Oregon DHS officials said they struggle to find adequate places to house kids after removing them from families because of a lack of capacity in foster homes and residential treatment centers, the latter of which help treat kids with extensive behavioral health needs.
When the state was questioned about sending foster kids to facilities outside the state, officials initially said kids had such complex needs there was no adequate spot for them in Oregon.
In recent legal filings, advocates said the state was again relying on the same rationale to explain the need for lodging kids in hotels, writing that the agency consistently failed to undertake systemic changes.
For seven years, the state has said there was a lack of suitable placements for kids and it was working diligently to increase capacity, McShane wrote, adding, “this argument has become nothing more than a stale mantra and the Court has lost faith in ODHS’ ability to end this entrenched policy on its own.”

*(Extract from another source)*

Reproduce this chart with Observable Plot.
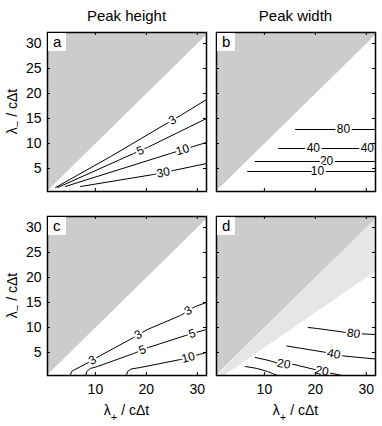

Jake Sunderland, a Department of Human Services spokesperson, said Wednesday in an emailed statement that the department is committed to transforming its child welfare system into one focused on prevention and safety, and that it welcomes working collaboratively with Beyer.
“We look forward to showing Dr. Beyer all of the extensive efforts ODHS (Oregon Department of Human Services) has engaged in to comply with the settlement agreement and hearing her ideas about how to address existing barriers,” Sunderland said.
He also said the department will continue to work to reduce hotel stays for kids by supporting children in their homes and expand options for placement in a facility when children need a high level of care.
Annette Smith, a public defender representing kids placed in foster care, has watched Oregon struggle to find appropriate placements for kids for years. In 2019, she represented a 9-year-old girl who was sent to a facility in Montana where she was drugged and largely abandoned by the state of Oregon. Shortly after that story became public and the child returned to Oregon, other cases of abuse were raised and the facility was shuttered.
What is truly needed in Oregon for kids placed in foster care is in short supply, Smith said.
“(We need) really skilled, well-paid community based resource parents, or to the largest extent possible we keep kids within their family,” Smith said.